Regardless, German public opinion points away from resolve. Mr. Putin would have happily noticed a poll reporting last week that 75% of Germans reject a stronger NATO presence in Eastern Europe.
"They have the vapors," exclaimed John Kornblum, a former Clinton Administration ambassador to Germany, in a recent phone conversation.
So much for the Gauck Doctrine—the call earlier this year by federal President Joachim Gauck for new German responsibility in international security matters, and an end to the country's excuses for hiding from firm engagement. Now Mr. Gauck has given ground, asking Polish students in Warsaw last week to understand that Germany, because of its "warlike past," had to avoid moving "too quickly into confrontation."
An eventually existential clash within the West about its own defense arises here.
On one side, and not alone, is rich, reasonable, non-reckless Norway, where Defense Minister Ine Eriksen Soreide has spoken of the necessity to accept "permanently changed relations" with Russia. She said it has demonstrated "the ability and the will" to go on the attack inside Europe.

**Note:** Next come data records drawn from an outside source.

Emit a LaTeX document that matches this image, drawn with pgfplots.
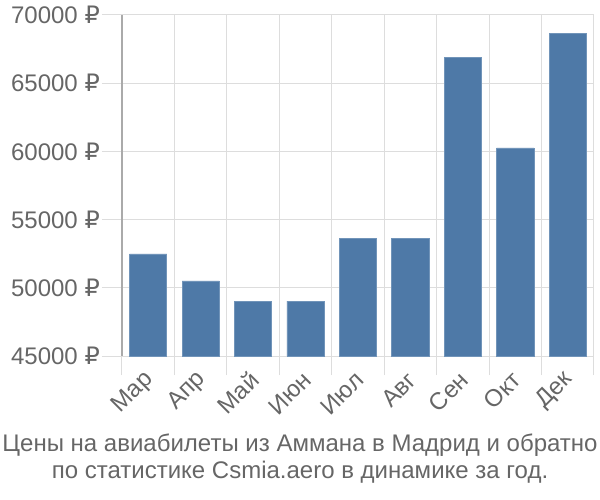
\documentclass[border=0pt]{standalone}
\usepackage{pgfplots}
\pgfplotsset{compat=1.18}
\usepackage{fontspec}
\setmainfont{Liberation Sans}
\newfontfamily\dejavu{DejaVu Sans}
\newcommand{\rub}{{\dejavu ₽}}
\definecolor{barc}{HTML}{4E79A7}
\definecolor{txt}{HTML}{666666}
\definecolor{gridc}{HTML}{DDDDDD}
\definecolor{axc}{HTML}{AAAAAA}
\begin{document}
\begin{tikzpicture}
\useasboundingbox (-122bp,-144bp) rectangle (478bp,356bp);
\begin{axis}[
  at={(0,0)}, anchor=south west,
  scale only axis, width=472bp, height=341bp,
  xmin=-0.5, xmax=8.5, ymin=45000, ymax=70000,
  scaled y ticks=false,
  xtick={0,...,8},
  xticklabels={Мар,Апр,Май,Июн,Июл,Авг,Сен,Окт,Дек},
  minor xtick={-0.5,0.5,...,8.5},
  ytick={45000,50000,...,70000},
  yticklabels={45000 \rub,50000 \rub,55000 \rub,60000 \rub,65000 \rub,70000 \rub},
  major x tick style={draw=none},
  minor x tick style={draw=gridc, line width=1bp},
  minor tick length=19bp,
  major tick length=20bp,
  y tick style={draw=gridc, line width=1bp},
  tick align=outside,
  xminorgrids, ymajorgrids,
  minor grid style={draw=gridc, line width=1bp},
  major grid style={draw=gridc, line width=1bp},
  axis x line*=bottom, axis y line*=left,
  x axis line style={draw=none},
  y axis line style={draw=axc, line width=1.2bp, -},
  ticklabel style={text=txt, font=\fontsize{24bp}{28bp}\selectfont},
  yticklabel style={xshift=-1bp},
  xticklabel style={rotate=45, anchor=east, xshift=2bp, yshift=-1bp},
  tick label style={inner sep=1bp},
  clip=false,
]
\addplot[ybar, bar width=0.71, fill=barc, draw=barc!80!white, line width=0.8bp] coordinates {
 (0,52480) (1,50500) (2,49030) (3,49030) (4,53650) (5,53650) (6,66920) (7,60250) (8,68680)
};
\end{axis}
\node[text=txt, align=center, font=\fontsize{24bp}{27bp}\selectfont] at (178bp,-103bp)
 {Цены на авиабилеты из Аммана в Мадрид и обратно\\по статистике Csmia.aero в динамике за год.};
\end{tikzpicture}
\end{document}
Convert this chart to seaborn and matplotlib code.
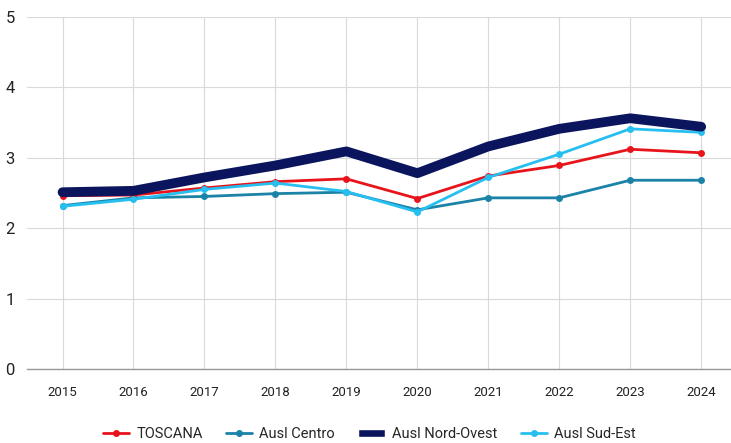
import pandas as pd
import matplotlib
matplotlib.use('Agg')
import matplotlib.pyplot as plt
import seaborn as sns
from matplotlib.lines import Line2D
from matplotlib.patches import Patch

# Dati
anni = [2015, 2016, 2017, 2018, 2019, 2020, 2021, 2022, 2023, 2024]
toscana = [2.46, 2.47, 2.57, 2.66, 2.70, 2.42, 2.74, 2.89, 3.12, 3.07]
ausl_centro = [2.32, 2.43, 2.45, 2.49, 2.51, 2.26, 2.43, 2.43, 2.68, 2.68]
ausl_nord_ovest = [2.51, 2.53, 2.72, 2.89, 3.09, 2.78, 3.16, 3.41, 3.56, 3.44]
ausl_sud_est = [2.31, 2.41, 2.55, 2.64, 2.52, 2.23, 2.72, 3.05, 3.41, 3.36]

serie = {
    'TOSCANA': toscana,
    'Ausl Centro': ausl_centro,
    'Ausl Nord-Ovest': ausl_nord_ovest,
    'Ausl Sud-Est': ausl_sud_est,
}
colori = {
    'TOSCANA': '#e8141c',
    'Ausl Centro': '#1b82a8',
    'Ausl Nord-Ovest': '#0a155e',
    'Ausl Sud-Est': '#27bff0',
}

df = pd.DataFrame({'pos': list(range(len(anni))) * 4,
                   'valore': toscana + ausl_centro + ausl_nord_ovest + ausl_sud_est,
                   'serie': sum([[k] * len(anni) for k in serie], [])})

sns.set_style('white')
plt.rcParams['font.family'] = ['Roboto', 'DejaVu Sans']

fig = plt.figure(figsize=(7.31, 4.43), dpi=100)
ax = fig.add_axes([0.037, 0.167, 0.963, 0.795])

stile = {
    'Ausl Centro': dict(lw=2.0, marker='o', ms=5, z=2),
    'TOSCANA': dict(lw=2.0, marker='o', ms=5, z=3),
    'Ausl Sud-Est': dict(lw=2.0, marker='o', ms=5, z=4),
    'Ausl Nord-Ovest': dict(lw=7.0, marker=None, ms=0, z=5),
}
for nome, st in stile.items():
    sub = df[df['serie'] == nome]
    sns.lineplot(data=sub, x='pos', y='valore', ax=ax, color=colori[nome],
                 lw=st['lw'], marker=st['marker'], markersize=st['ms'],
                 markeredgewidth=0, zorder=st['z'], legend=False,
                 solid_joinstyle='round', solid_capstyle='round')

ax.set_xlim(-0.5, 9.42)
ax.set_ylim(0, 5)
ax.set_yticks([0, 1, 2, 3, 4, 5])
ax.set_xticks(range(len(anni)))
ax.set_xticklabels([str(a) for a in anni], fontsize=9.5, color='#222222')
ax.tick_params(axis='y', labelsize=12, colors='#222222', length=0, pad=9)
ax.tick_params(axis='x', length=0, pad=12)
ax.set_xlabel('')
ax.set_ylabel('')
ax.grid(True, color='#d9d9d9', lw=0.8)
for s in ['top', 'right', 'left']:
    ax.spines[s].set_visible(False)
ax.spines['bottom'].set_color('#999999')
ax.spines['bottom'].set_linewidth(1.0)

handles = [
    Line2D([], [], color=colori['TOSCANA'], lw=2, marker='o', ms=4),
    Line2D([], [], color=colori['Ausl Centro'], lw=2, marker='o', ms=4),
    Patch(facecolor=colori['Ausl Nord-Ovest']),
    Line2D([], [], color=colori['Ausl Sud-Est'], lw=2, marker='o', ms=4),
]
fig.legend(handles, list(serie.keys()), loc='lower center', bbox_to_anchor=(0.505, -0.025),
           ncol=4, frameon=False, fontsize=10.5, handlelength=1.8, handleheight=0.5,
           columnspacing=1.6, handletextpad=0.5)

fig.savefig('out.png', dpi=100)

On the other side, Mrs. Merkel. Asked recently by the Frankfurter Allgemeine Zeitung for a response to the expansionist policies of Mr. Putin, who has explicitly granted himself the right to armed intervention in Ukraine, the chancellor said, "I see no need for a brand new political formulation.''
Rarely is a member of a profoundly self-involved, comfort-oriented German government willing to face up to this essential problem. But Finance Minister Wolfgang Schäuble has seemingly taken a shot at its avoidance of reality. "The current dispute with Russia has a political dimension that goes beyond what is happening in Ukraine," Mr. Schäuble told Spiegel in late May, adding that Mr. "Putin appears intent on belittling the liberal democratic order."
The only possibly credible defender of that Western system of freedom is the United States.
But pressure must be placed on Germany to stop doing nothing of sufficient force to help in the process. It's a requirement for America's capacity to check Russia—and for halting further U.S. strategic retreat.